OP, you need to sort our your terminology.
Zoom lens: A lens which changes its perspective. The focal length is not fixed, you can "zoom in" or "zoom out". These need not be tele lenses. Some go from 18mm (wide angle) to 250mm (tele) - the so-called "super zooms".
Tele lens: traditionally a fixed lens which draws the subject "closer" to you than your eyes see. On a full frame, 40 mm would be slightly wide angle, 85mm would be slightly tele. Our eyes are in-between there somewhere (not sure where). Today you can buy "tele zooms". Those are lenses where all possible focal lengths are considered "tele", but you can "zoom out" to less tele, or "zoom in" to "more tele". Canon's 100-400mm is an example. I think Sigma has something like 150-500mm as well.
Is there a difference between a tele lens and a zoom lens?

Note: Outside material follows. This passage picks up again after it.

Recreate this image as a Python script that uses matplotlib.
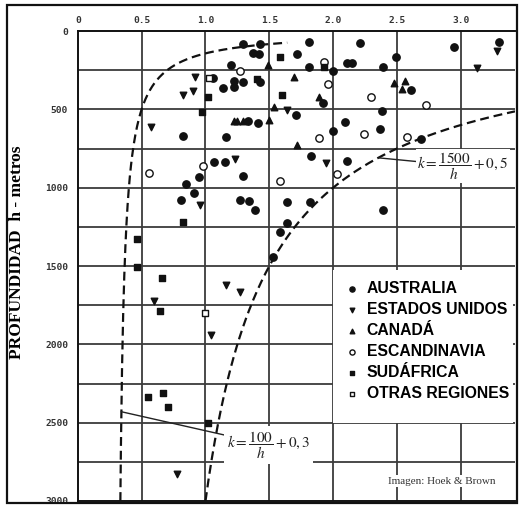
import numpy as np
import matplotlib.pyplot as plt
from matplotlib.patches import Rectangle

plt.rcParams['mathtext.fontset'] = 'stix'

# k values (x) and depth h in metres (y) per region
aus_k = [1.20, 1.29, 1.43, 1.37, 1.42, 1.72, 1.81, 2.21, 2.95, 3.30, 2.49, 2.39, 1.81,
         2.11, 2.15, 2.00, 1.06, 1.14, 1.22, 1.22, 1.29, 1.43, 1.92, 2.61, 1.33, 1.41,
         1.71, 2.09, 2.00, 2.37, 2.38, 2.69, 0.82, 1.16, 1.07, 1.15, 1.83, 2.11, 0.95,
         1.29, 0.85, 0.91, 0.81, 1.27, 1.34, 1.39, 1.64, 1.82, 2.39, 1.64, 1.58, 1.53]
aus_h = [220, 85, 85, 140, 147, 145, 70, 77, 102, 70, 166, 230, 230,
         204, 204, 255, 300, 364, 358, 319, 326, 326, 460, 377, 575, 587,
         536, 581, 638, 626, 511, 690, 670, 677, 836, 836, 798, 830, 932,
         926, 977, 1034, 1079, 1079, 1085, 1143, 1092, 1092, 1143, 1226, 1283, 1440]

usa_k = [0.92, 0.90, 0.82, 0.57, 1.23, 0.96, 1.64, 1.94, 3.28, 3.13, 0.60, 1.16, 1.27, 1.04, 0.78]
usa_h = [294, 383, 409, 613, 817, 1111, 504, 843, 128, 236, 1724, 1622, 1667, 1941, 2829]

can_k = [1.49, 1.69, 1.89, 1.54, 1.22, 1.25, 1.29, 1.50, 1.72, 2.48, 2.56, 2.54]
can_h = [217, 294, 421, 485, 575, 575, 575, 568, 728, 332, 319, 370]

esc_k = [1.27, 1.93, 1.96, 2.30, 2.73, 1.89, 2.24, 2.58, 2.03, 1.58, 0.98, 0.56]
esc_h = [255, 198, 338, 421, 472, 683, 658, 677, 913, 958, 862, 907]

saf_k = [1.02, 0.97, 1.40, 1.58, 1.93, 1.60, 0.82, 0.46, 0.46, 0.66, 0.64, 0.55, 0.67, 0.71, 1.02]
saf_h = [421, 517, 306, 166, 230, 409, 1220, 1328, 1507, 1577, 1788, 2337, 2311, 2401, 2503]

otr_k = [1.03, 1.00]
otr_h = [300, 1800]

x_ticks = [0, 0.5, 1.0, 1.5, 2.0, 2.5, 3.0]
x_labels = ['0', '0.5', '1.0', '1.5', '2.0', '2.5', '3.0']
y_ticks = [0, 500, 1000, 1500, 2000, 2500, 3000]

fig = plt.figure(figsize=(5.21, 5.07), dpi=100)
ax = fig.add_axes([77.8 / 521, 1 - 501 / 507, (515 - 77.8) / 521, (501 - 31) / 507])

ax.set_xlim(0, 3.424)
ax.set_ylim(3000, 0)

# grid
for gx in np.arange(0.5, 3.01, 0.5):
    ax.axvline(gx, color='#3c3c3c', lw=1.3, zorder=1)
for gy in np.arange(250, 2751, 250):
    ax.axhline(gy, color='#3c3c3c', lw=1.3, zorder=1)

ax.xaxis.tick_top()
ax.set_xticks(x_ticks)
ax.set_xticklabels(x_labels)
ax.set_yticks(y_ticks)
ax.tick_params(length=0, labelsize=6.8, labelcolor='#333333')
ax.tick_params(axis='x', pad=4)
ax.tick_params(axis='y', pad=7)
for lab in ax.get_xticklabels() + ax.get_yticklabels():
    lab.set_fontfamily('DejaVu Sans Mono')
    lab.set_fontweight('bold')
for sp in ax.spines.values():
    sp.set_linewidth(1.4)
    sp.set_color('#111111')
ax.spines['right'].set_visible(False)

ax.set_ylabel('PROFUNDIDAD  h - metros', fontfamily='Liberation Serif',
              fontweight='bold', fontsize=12.5)
ax.yaxis.set_label_coords(-0.121, 0.53)

# limit curves
k1 = np.linspace(100 / 3000 + 0.3, 1.64, 300)
ax.plot(k1, 100 / (k1 - 0.3), color='#111111', lw=1.6, dashes=(4, 2.2), zorder=3)
k2 = np.linspace(1.0, 3.424, 300)
ax.plot(k2, 1500 / (k2 - 0.5), color='#111111', lw=1.6, dashes=(4, 2.2), zorder=3)

c = '#111111'
ax.scatter(aus_k, aus_h, marker='o', s=28, color=c, zorder=4, label='AUSTRALIA')
ax.scatter(usa_k, usa_h, marker='v', s=22, color=c, zorder=4, label='ESTADOS UNIDOS')
ax.scatter(can_k, can_h, marker='^', s=22, color=c, zorder=4, label='CANADÁ')
ax.scatter(esc_k, esc_h, marker='o', s=28, facecolor='white', edgecolor=c, lw=1.0,
           zorder=4, label='ESCANDINAVIA')
ax.scatter(saf_k, saf_h, marker='s', s=24, color=c, zorder=4, label='SUDÁFRICA')
ax.scatter(otr_k, otr_h, marker='s', s=20, facecolor='white', edgecolor=c, lw=1.0,
           zorder=4, label='OTRAS REGIONES')

# white legend panel
ax.add_patch(Rectangle((0.584, 0.166), 0.411, 0.325, transform=ax.transAxes,
                       fc='white', ec='none', zorder=5))
leg = ax.legend(loc='upper left', bbox_to_anchor=(0.609, 0.468), frameon=False,
                borderaxespad=0, borderpad=0, handlelength=1.0, handletextpad=0.45,
                labelspacing=0.38, markerscale=0.7,
                prop={'family': 'Liberation Sans', 'weight': 'bold', 'size': 11.3})
leg.set_zorder(6)

ax.annotate(r'$k=\dfrac{1500}{h}+0,5$', xy=(2.36, 810), xytext=(2.66, 862),
            ha='left', va='center', fontsize=11, color='#222222', zorder=5,
            bbox=dict(fc='white', ec='none', pad=1),
            arrowprops=dict(arrowstyle='-', color='#222222', lw=1.0, shrinkA=0, shrinkB=0))
ax.annotate(r'$k=\dfrac{100}{h}+0,3$', xy=(0.34, 2430), xytext=(1.17, 2643),
            ha='left', va='center', fontsize=11, color='#222222', zorder=5,
            bbox=dict(fc='white', ec='none', pad=2),
            arrowprops=dict(arrowstyle='-', color='#222222', lw=1.0, shrinkA=0, shrinkB=0))

ax.text(2.43, 2873, 'Imagen: Hoek & Brown', fontfamily='Liberation Serif', fontsize=8,
        color='#333333', va='center', ha='left', zorder=5,
        bbox=dict(fc='white', ec='none', pad=1))

# outer frame of the image
fig.add_artist(Rectangle((7 / 521, 4 / 507), 510 / 521, 498 / 507, transform=fig.transFigure,
                         fill=False, lw=1.6, ec='#111111'))

plt.savefig('out.png', dpi=100)
plt.close()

Which one should you settle for? First you look on the focal length. You want to "zoom in". Then you need to look in the 100+mm range. You can buy a 200mm f/2.8 lens. That's a tele lens, but not a zoom lens. Just because it's not a zoom lens, doesn't mean you're not drawing the subject "closer" to you.
You need to look through such lenses, try them and see for yourself if these explanations are doing anything for you. Not mocking, just an honest thing.